** Written problem **
Set the data down again, exactly as it reads, but without the pictures.

** Raw data **
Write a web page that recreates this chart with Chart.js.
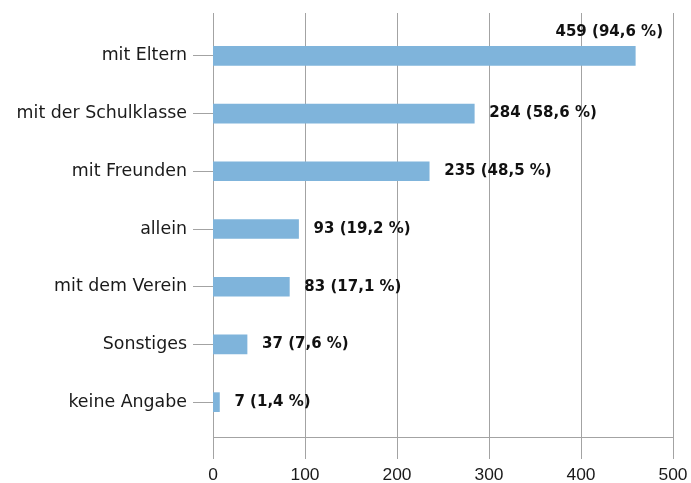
<!DOCTYPE html>
<html><head><meta charset="utf-8">
<script src="https://cdn.jsdelivr.net/npm/chart.js@4.4.0/dist/chart.umd.min.js"></script>
<style>html,body{margin:0;padding:0;background:#fff}#wrap{width:691px;height:483px}</style>
</head><body><div id="wrap"><canvas id="c" width="691" height="483"></canvas></div>
<script>
const categories = ['mit Eltern','mit der Schulklasse','mit Freunden','allein','mit dem Verein','Sonstiges','keine Angabe'];
const counts = [459, 284, 235, 93, 83, 37, 7];
const percents = [94.6, 58.6, 48.5, 19.2, 17.1, 7.6, 1.4];
const xTicks = [0, 100, 200, 300, 400, 500];

const GRID = '#a3a3a3';
const TEXT = '#1a1a1a';

const gridPlugin = {
  id: 'gridPlugin',
  beforeDatasetsDraw(chart) {
    const {ctx, chartArea: a, scales: {x}} = chart;
    ctx.save();
    ctx.strokeStyle = GRID;
    ctx.lineWidth = 1;
    ctx.beginPath();
    xTicks.forEach(v => {
      const px = Math.round(x.getPixelForValue(v)) + 0.5;
      ctx.moveTo(px, a.top - 14);
      ctx.lineTo(px, a.bottom + 28);
    });
    const py = Math.round(a.bottom + 6) + 0.5;
    ctx.moveTo(x.getPixelForValue(xTicks[0]), py);
    ctx.lineTo(x.getPixelForValue(xTicks[xTicks.length - 1]), py);
    ctx.stroke();
    ctx.restore();
  }
};

const labelPlugin = {
  id: 'labelPlugin',
  afterDatasetsDraw(chart) {
    const {ctx, chartArea: a} = chart;
    const meta = chart.getDatasetMeta(0);
    ctx.save();
    ctx.font = 'bold 15px "DejaVu Sans"';
    ctx.fillStyle = '#111';
    ctx.textBaseline = 'middle';
    meta.data.forEach((bar, i) => {
      const txt = counts[i] + ' (' + percents[i].toFixed(1).replace('.', ',') + ' %)';
      const w = ctx.measureText(txt).width;
      let lx = bar.x + 15, ly = bar.y;
      if (lx + w > a.right) {
        ctx.textAlign = 'right';
        lx = a.right - 10;
        ly = bar.y - 24;
      } else {
        ctx.textAlign = 'left';
      }
      ctx.fillText(txt, lx, ly);
    });
    ctx.restore();
  }
};

new Chart(document.getElementById('c'), {
  type: 'bar',
  data: {
    labels: categories,
    datasets: [{
      data: counts,
      backgroundColor: '#7fb4db',
      borderWidth: 0,
      barThickness: 19
    }]
  },
  options: {
    indexAxis: 'y',
    responsive: false,
    devicePixelRatio: 1,
    animation: false,
    layout: {padding: {top: 27, right: 18, left: 0, bottom: 0}},
    plugins: {legend: {display: false}, tooltip: {enabled: false}},
    scales: {
      x: {
        type: 'linear',
        min: 0,
        max: 500,
        afterBuildTicks: s => { s.ticks = xTicks.map(v => ({value: v})); },
        grid: {display: false, drawTicks: false, tickLength: 0},
        border: {display: false},
        ticks: {color: TEXT, font: {family: '"Liberation Sans"', size: 17.4}, padding: 34, maxRotation: 0},
        afterFit: s => { s.height = 52; s.paddingLeft = 0; s.paddingRight = 0; }
      },
      y: {
        type: 'category',
        grid: {display: true, drawOnChartArea: false, drawTicks: true, tickLength: 20, offset: false, color: GRID, lineWidth: 1},
        border: {display: false},
        ticks: {color: TEXT, font: {family: '"DejaVu Sans"', size: 17.4}, padding: 6},
        afterFit: s => { s.width = 213; s.paddingTop = 0; s.paddingBottom = 0; }
      }
    }
  },
  plugins: [gridPlugin, labelPlugin]
});
</script>
</body></html>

** Solved problem **
Write a web page that recreates this chart with Chart.js.
<!DOCTYPE html>
<html><head><meta charset="utf-8">
<script src="https://cdn.jsdelivr.net/npm/chart.js@4.4.0/dist/chart.umd.min.js"></script>
<style>html,body{margin:0;padding:0;background:#fff}#wrap{width:691px;height:483px}</style>
</head><body><div id="wrap"><canvas id="c" width="691" height="483"></canvas></div>
<script>
const categories = ['mit Eltern','mit der Schulklasse','mit Freunden','allein','mit dem Verein','Sonstiges','keine Angabe'];
const counts = [459, 284, 235, 93, 83, 37, 7];
const percents = [94.6, 58.6, 48.5, 19.2, 17.1, 7.6, 1.4];
const xTicks = [0, 100, 200, 300, 400, 500];

const GRID = '#a3a3a3';
const TEXT = '#1a1a1a';

const gridPlugin = {
  id: 'gridPlugin',
  beforeDatasetsDraw(chart) {
    const {ctx, chartArea: a, scales: {x}} = chart;
    ctx.save();
    ctx.strokeStyle = GRID;
    ctx.lineWidth = 1;
    ctx.beginPath();
    xTicks.forEach(v => {
      const px = Math.round(x.getPixelForValue(v)) + 0.5;
      ctx.moveTo(px, a.top - 14);
      ctx.lineTo(px, a.bottom + 28);
    });
    const py = Math.round(a.bottom + 6) + 0.5;
    ctx.moveTo(x.getPixelForValue(xTicks[0]), py);
    ctx.lineTo(x.getPixelForValue(xTicks[xTicks.length - 1]), py);
    ctx.stroke();
    ctx.restore();
  }
};

const labelPlugin = {
  id: 'labelPlugin',
  afterDatasetsDraw(chart) {
    const {ctx, chartArea: a} = chart;
    const meta = chart.getDatasetMeta(0);
    ctx.save();
    ctx.font = 'bold 15px "DejaVu Sans"';
    ctx.fillStyle = '#111';
    ctx.textBaseline = 'middle';
    meta.data.forEach((bar, i) => {
      const txt = counts[i] + ' (' + percents[i].toFixed(1).replace('.', ',') + ' %)';
      const w = ctx.measureText(txt).width;
      let lx = bar.x + 15, ly = bar.y;
      if (lx + w > a.right) {
        ctx.textAlign = 'right';
        lx = a.right - 10;
        ly = bar.y - 24;
      } else {
        ctx.textAlign = 'left';
      }
      ctx.fillText(txt, lx, ly);
    });
    ctx.restore();
  }
};

new Chart(document.getElementById('c'), {
  type: 'bar',
  data: {
    labels: categories,
    datasets: [{
      data: counts,
      backgroundColor: '#7fb4db',
      borderWidth: 0,
      barThickness: 19
    }]
  },
  options: {
    indexAxis: 'y',
    responsive: false,
    devicePixelRatio: 1,
    animation: false,
    layout: {padding: {top: 27, right: 18, left: 0, bottom: 0}},
    plugins: {legend: {display: false}, tooltip: {enabled: false}},
    scales: {
      x: {
        type: 'linear',
        min: 0,
        max: 500,
        afterBuildTicks: s => { s.ticks = xTicks.map(v => ({value: v})); },
        grid: {display: false, drawTicks: false, tickLength: 0},
        border: {display: false},
        ticks: {color: TEXT, font: {family: '"Liberation Sans"', size: 17.4}, padding: 34, maxRotation: 0},
        afterFit: s => { s.height = 52; s.paddingLeft = 0; s.paddingRight = 0; }
      },
      y: {
        type: 'category',
        grid: {display: true, drawOnChartArea: false, drawTicks: true, tickLength: 20, offset: false, color: GRID, lineWidth: 1},
        border: {display: false},
        ticks: {color: TEXT, font: {family: '"DejaVu Sans"', size: 17.4}, padding: 6},
        afterFit: s => { s.width = 213; s.paddingTop = 0; s.paddingBottom = 0; }
      }
    }
  },
  plugins: [gridPlugin, labelPlugin]
});
</script>
</body></html>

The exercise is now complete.